LSU Offensive Coordinator Steve Ensminger
Did you know he hasn’t called a single play that’s scored a touchdown since January of 2017? Them buns are a burnin’.
SEC Commissioner Greg Sankey
Hasn’t fired whomever negotiated a new contract for Paul Finebaum.
Michigan Head Coach Jim Harbaugh
The Wolverines don’t even PLAY an SEC schedule this year.
Miami Head Coach Mark Richt
Georgia still hasn’t won a national championship since 1980 and last time I checked, he was coach for 15 of those years so it’s still on him.
Seattle Seahawks Head Coach Pete Carroll
Alabama fans heard something about claiming a national championship and are ready to sue for gimmick infringement.
Baton Rouge Radio Personality Gordy Rush
He just lets anybody host a radio show. Definitely in trouble.
And finally, some suggestions from Twitter:
George Clooney— Kenneth Flint (@kjf3009) July 12, 2018
Monuments Men was crap. Game has passed ol’ George by.
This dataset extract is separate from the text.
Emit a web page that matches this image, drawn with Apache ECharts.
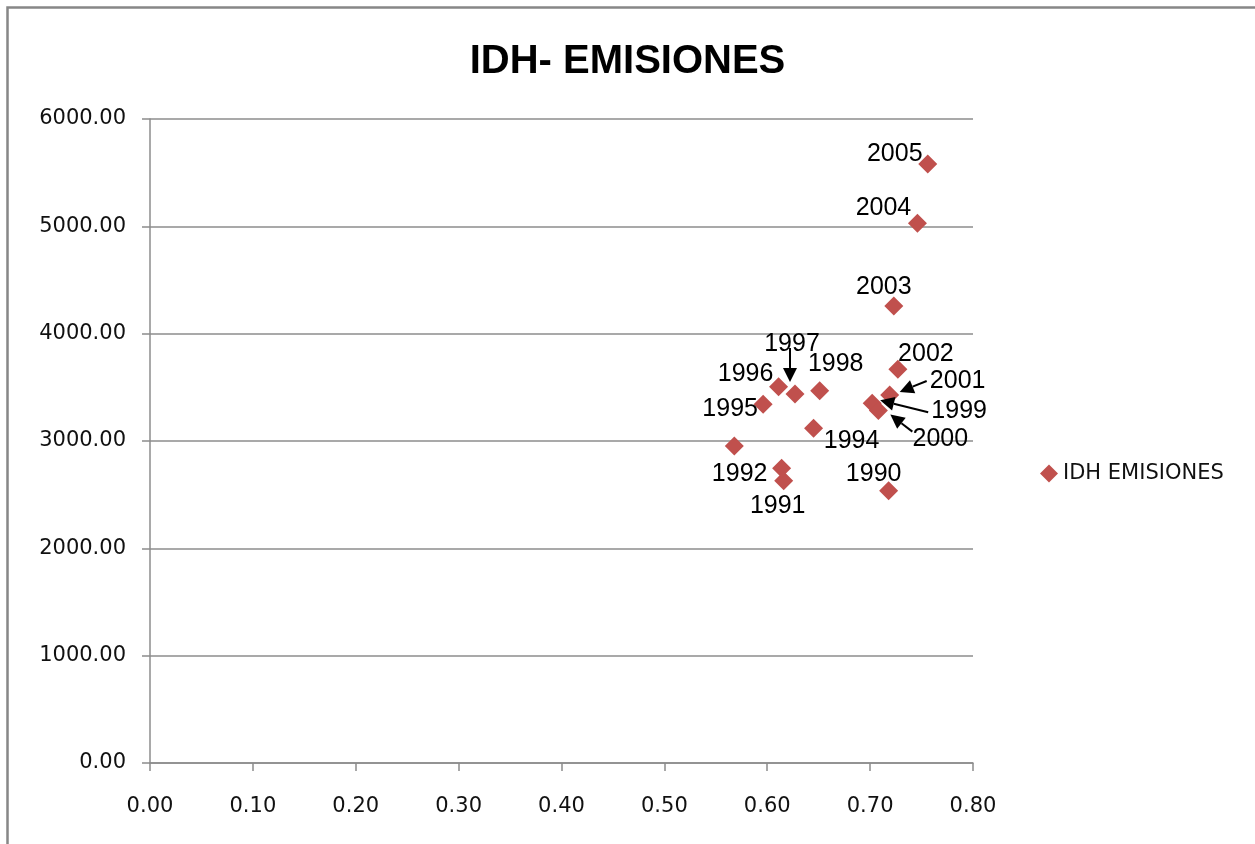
<!DOCTYPE html>
<html>
<head>
<meta charset="utf-8">
<script src="https://cdn.jsdelivr.net/npm/echarts@6/dist/echarts.min.js"></script>
<style>html,body{margin:0;padding:0;background:#fff;}#c{width:1255px;height:844px;}</style>
</head>
<body>
<div id="c"></div>
<script>
// ---- data ----
const years = [1990,1991,1992,1993,1994,1995,1996,1997,1998,1999,2000,2001,2002,2003,2004,2005];
const idh = [0.718,0.616,0.614,0.568,0.645,0.596,0.611,0.627,0.651,0.702,0.708,0.719,0.727,0.723,0.746,0.756];
const emisiones = [2537,2630,2746,2953,3118,3342,3506,3438,3469,3351,3283,3429,3668,4258,5028,5581];
const xTicks = [0,0.1,0.2,0.3,0.4,0.5,0.6,0.7,0.8];
const yTicks = [0,1000,2000,3000,4000,5000,6000];
const seriesName = 'IDH EMISIONES';
const chartTitle = 'IDH- EMISIONES';
const hiddenLabels = [1993];

// ---- label styling (offsets from marker centre, px) ----
const labelOffsets = {
  1990:[-15,-17],1991:[-6,25],1992:[-42,6],1994:[38,13],1995:[-33,5],1996:[-33,-13],
  1997:[-3,-50],1998:[16,-27],1999:[87,8],2000:[62,28],2001:[68,-14],2002:[28,-15],
  2003:[-10,-19],2004:[-34,-15],2005:[-33,-10]
};
// arrows: [year, startDx, startDy, endDx, endDy]
const arrowStyle = [
  [1997,-5,-46,-5,-12],
  [2001,37,-14,10,-3],
  [1999,56,9,8,-3],
  [2000,34,21,12,4]
];

const points = years.map((y,i)=>{
  const o = labelOffsets[y];
  return {
    value:[idh[i],emisiones[i]],
    name:String(y),
    label: hiddenLabels.includes(y) ? {show:false} : {show:true, offset:o}
  };
});

const chart = echarts.init(document.getElementById('c'));
const axisFont = {fontFamily:'DejaVu Sans', fontSize:21, color:'#111'};
chart.setOption({
  animation:false,
  backgroundColor:'#fff',
  title:{text:chartTitle,left:'center',top:37,
    textStyle:{fontFamily:'Liberation Sans',fontWeight:'bold',fontSize:40,color:'#000'}},
  legend:{show:true,left:1035,top:458,itemWidth:18,itemHeight:18,itemGap:6,
    textStyle:{fontFamily:'DejaVu Sans',fontSize:21,color:'#111'},
    data:[{name:seriesName,icon:'diamond'}]},
  grid:{left:150,right:282,top:119,bottom:81,containLabel:false},
  xAxis:{type:'value',min:xTicks[0],max:xTicks[xTicks.length-1],interval:0.1,
    axisLine:{show:true,onZero:false,lineStyle:{color:'#8c8c8c',width:1.5}},
    axisTick:{show:true,length:8,lineStyle:{color:'#8c8c8c',width:1.5}},
    splitLine:{show:false},
    axisLabel:Object.assign({margin:33,formatter:v=>v.toFixed(2)},axisFont)},
  yAxis:{type:'value',min:yTicks[0],max:yTicks[yTicks.length-1],interval:1000,
    axisLine:{show:true,lineStyle:{color:'#8c8c8c',width:1.5}},
    axisTick:{show:true,length:8,lineStyle:{color:'#8c8c8c',width:1.5}},
    splitLine:{show:true,lineStyle:{color:'#8c8c8c',width:1.5}},
    axisLabel:Object.assign({margin:24,formatter:v=>v.toFixed(2)},axisFont)},
  series:[{
    name:seriesName,type:'scatter',symbol:'diamond',symbolSize:19,
    itemStyle:{color:'#C0504D',opacity:1},
    label:{show:true,position:'inside',formatter:p=>p.name,
      fontFamily:'Liberation Sans',fontSize:25,color:'#000',align:'center',verticalAlign:'middle'},
    emphasis:{disabled:true},
    data:points
  }]
});

// arrows + outer frame
const graphics = [{type:'rect',left:5,top:5,shape:{x:0,y:0,width:1300,height:900},
  style:{fill:'none',stroke:'#878787',lineWidth:2.5},silent:true,z:100}];
arrowStyle.forEach(a=>{
  const i = years.indexOf(a[0]);
  const p = chart.convertToPixel({gridIndex:0},[idh[i],emisiones[i]]);
  const sx=p[0]+a[1], sy=p[1]+a[2], ex=p[0]+a[3], ey=p[1]+a[4];
  const ang = Math.atan2(ey-sy,ex-sx);
  const L=14, W=7;
  const bx = ex - L*Math.cos(ang), by = ey - L*Math.sin(ang);
  graphics.push({type:'line',shape:{x1:sx,y1:sy,x2:bx,y2:by},style:{stroke:'#000',lineWidth:2},z:100});
  graphics.push({type:'polygon',shape:{points:[[ex,ey],
    [bx + W*Math.sin(ang), by - W*Math.cos(ang)],
    [bx - W*Math.sin(ang), by + W*Math.cos(ang)]]},style:{fill:'#000'},z:100});
});
chart.setOption({graphic:graphics});
</script>
</body>
</html>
They didn’t even ask him to be IN the latest Ocean’s movie.
Bobcat Goldthwait— Brandon Loveday (@BrandonLoveday) July 12, 2018
Can’t get Unhappily Ever After on Netflix.
Tommy Banks— Roland (@Col_BatGuano9) July 11, 2018
Hasn’t scored a touchdown against the Florida Gators in 20 years.
Bill Goldberg— Zach (@zrau) July 12, 2018
“Former Atlanta Falcon” NEED I SAY ONE MORE DAMN WORD???!!!
PodKATT— PodKATT (@valleyshook) July 12, 2018
Gives that Gomila asshole way too much control.
My dog, Blue pic.twitter.com/jJq2YeQQ0g— Josh (@JoshuaBBlack) July 12, 2018
Clearly ignoring repeated warnings to stay off the couch here, Josh.
Matt Moscona— Josh (@JLong_23) July 12, 2018
Needs to learn to support his local blogosphere if he wants to cool things off.
Mr Miyagi— Mr MiyAggie (@MrMiyAggie) July 11, 2018
YOU THINK YOU CAN TRICK KIDS INTO PAINTING THAT FENCE FOREVER? Soon you’re going to need to produce, Myagi-san.
Zach Rau— Kemp C (@Lukefrom2011) July 12, 2018
Look young man, 2005 called and they want their hat back and YOU NEED TO GET THAT OFFENSE WITH THE TIMES BEFORE THAT SEAT BURNS YOU UP.